Exercise brief:
Return precisely the span of lines from the top of the material below to the line containing "const line = d3.line<number>().x((_, i)", both included. Pictures are excluded.
Start Data segment
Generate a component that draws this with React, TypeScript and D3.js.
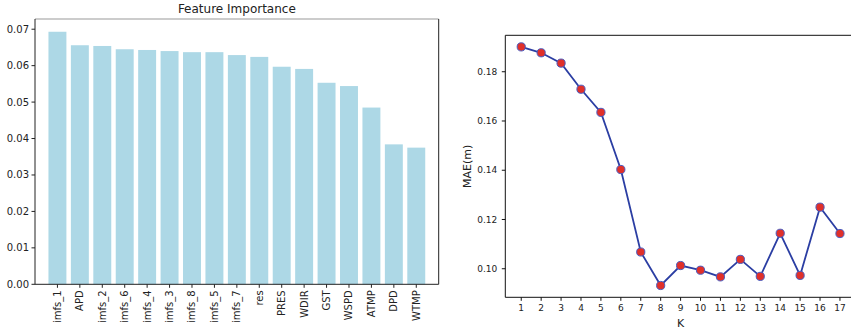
import React from "react";
import * as d3 from "d3";

const features = ["imfs_1","APD","imfs_2","imfs_6","imfs_4","imfs_3","imfs_8","imfs_5","imfs_7","res","PRES","WDIR","GST","WSPD","ATMP","DPD","WTMP"];
const importance = [0.0693,0.0656,0.0654,0.0645,0.0643,0.0640,0.0637,0.0637,0.0629,0.0624,0.0597,0.0591,0.0553,0.0544,0.0485,0.0384,0.0375];
const impTicks = [0,0.01,0.02,0.03,0.04,0.05,0.06,0.07];

const kValues = [1,2,3,4,5,6,7,8,9,10,11,12,13,14,15,16,17];
const maeValues = [0.1901,0.1877,0.1835,0.1729,0.1635,0.1403,0.1068,0.0932,0.1013,0.0994,0.0967,0.1038,0.0969,0.1144,0.0973,0.1250,0.1143];
const maeTicks = [0.10,0.12,0.14,0.16,0.18];

const FONT = "DejaVu Sans, sans-serif";

export default function App() {
  // left panel
  const L = { l: 35, r: 438.7, t: 19, b: 284.3 };
  const xL = d3.scaleLinear().domain([-1, 17]).range([L.l, L.r]);
  const yL = d3.scaleLinear().domain([0, 0.0728]).range([L.b, L.t]);
  const bw = (xL(0.4) - xL(-0.4));

  // right panel
  const R = { l: 505.3, r: 855.9, t: 35.3, b: 297.3 };
  const xR = d3.scaleLinear().domain([0.2, 17.8]).range([R.l, R.r]);
  const yR = d3.scaleLinear().domain([0.0884, 0.1948]).range([R.b, R.t]);
  const line = d3.line<number>().x((_, i) => xR(kValues[i])).y((d) => yR(d));

  return (
    <svg width={851} height={329} style={{ position: "absolute", left: 0, top: 0, background: "#fff" }} fontFamily={FONT}>
      <rect x={0} y={0} width={851} height={329} fill="#fff" />
      {/* Left: Feature importance */}
      <text x={(L.l + L.r) / 2} y={13.3} fontSize={12} textAnchor="middle" fill="#222">Feature Importance</text>
      {importance.map((v, i) => (
        <rect key={features[i]} x={xL(i) - bw / 2} y={yL(v)} width={bw} height={yL(0) - yL(v)} fill="#add8e6" />
      ))}
      <line x1={L.l} x2={L.r} y1={L.t} y2={L.t} stroke="#999" strokeWidth={1} />
      <line x1={L.r} x2={L.r} y1={L.t} y2={L.b} stroke="#222" strokeWidth={1} />
      <line x1={L.l} x2={L.l} y1={L.t} y2={L.b} stroke="#222" strokeWidth={1} />
      <line x1={L.l} x2={L.r} y1={L.b} y2={L.b} stroke="#222" strokeWidth={1} />
      {impTicks.map((t) => (
        <g key={t}>
          <line x1={L.l - 3.5} x2={L.l} y1={yL(t)} y2={yL(t)} stroke="#222" />
          <text x={L.l - 6} y={yL(t)} dy="0.35em" fontSize={10} textAnchor="end" fill="#222">{t.toFixed(2)}</text>
        </g>
      ))}
      {features.map((f, i) => (
        <g key={f}>
          <line x1={xL(i)} x2={xL(i)} y1={L.b} y2={L.b + 3.5} stroke="#222" />
          <text transform={`translate(${xL(i)},${L.b + 6}) rotate(-90)`} fontSize={10} textAnchor="end" dy="0.35em" fill="#222">{f}</text>
        </g>
      ))}

      {/* Right: MAE vs K */}
      <line x1={R.l} x2={R.r} y1={R.t} y2={R.t} stroke="#111" />
      <line x1={R.r} x2={R.r} y1={R.t} y2={R.b} stroke="#111" />
      <line x1={R.l} x2={R.l} y1={R.t} y2={R.b} stroke="#111" />
      <line x1={R.l} x2={R.r} y1={R.b} y2={R.b} stroke="#111" />
      {maeTicks.map((t) => (
        <g key={t}>
          <line x1={R.l - 3.5} x2={R.l} y1={yR(t)} y2={yR(t)} stroke="#111" />
          <text x={R.l - 8} y={yR(t)} dy="0.35em" fontSize={9} textAnchor="end" fill="#222">{t.toFixed(2)}</text>
        </g>
      ))}
      {kValues.map((k) => (
        <g key={k}>
          <line x1={xR(k)} x2={xR(k)} y1={R.b} y2={R.b + 3.5} stroke="#111" />
          <text x={xR(k)} y={R.b + 14} fontSize={9} textAnchor="middle" fill="#222">{k}</text>
        </g>
      ))}
      <text x={(R.l + 855.9) / 2} y={326.5} fontSize={11} textAnchor="middle" fill="#222">K</text>
      <text transform={`translate(471,${(R.t + R.b) / 2}) rotate(-90)`} fontSize={11} textAnchor="middle" fill="#222">MAE(m)</text>
      <path d={line(maeValues) || ""} fill="none" stroke="#2b3ea3" strokeWidth={1.8} />
      {maeValues.map((v, i) => (
        <circle key={i} cx={xR(kValues[i])} cy={yR(v)} r={4.1} fill="#e0302a" stroke="#4a5cc0" strokeWidth={1} />
      ))}
    </svg>
  );
}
End Data segment
Exercise result:
Generate a component that draws this with React, TypeScript and D3.js.
import React from "react";
import * as d3 from "d3";

const features = ["imfs_1","APD","imfs_2","imfs_6","imfs_4","imfs_3","imfs_8","imfs_5","imfs_7","res","PRES","WDIR","GST","WSPD","ATMP","DPD","WTMP"];
const importance = [0.0693,0.0656,0.0654,0.0645,0.0643,0.0640,0.0637,0.0637,0.0629,0.0624,0.0597,0.0591,0.0553,0.0544,0.0485,0.0384,0.0375];
const impTicks = [0,0.01,0.02,0.03,0.04,0.05,0.06,0.07];

const kValues = [1,2,3,4,5,6,7,8,9,10,11,12,13,14,15,16,17];
const maeValues = [0.1901,0.1877,0.1835,0.1729,0.1635,0.1403,0.1068,0.0932,0.1013,0.0994,0.0967,0.1038,0.0969,0.1144,0.0973,0.1250,0.1143];
const maeTicks = [0.10,0.12,0.14,0.16,0.18];

const FONT = "DejaVu Sans, sans-serif";

export default function App() {
  // left panel
  const L = { l: 35, r: 438.7, t: 19, b: 284.3 };
  const xL = d3.scaleLinear().domain([-1, 17]).range([L.l, L.r]);
  const yL = d3.scaleLinear().domain([0, 0.0728]).range([L.b, L.t]);
  const bw = (xL(0.4) - xL(-0.4));

  // right panel
  const R = { l: 505.3, r: 855.9, t: 35.3, b: 297.3 };
  const xR = d3.scaleLinear().domain([0.2, 17.8]).range([R.l, R.r]);
  const yR = d3.scaleLinear().domain([0.0884, 0.1948]).range([R.b, R.t]);
  const line = d3.line<number>().x((_, i) => xR(kValues[i])).y((d) => yR(d));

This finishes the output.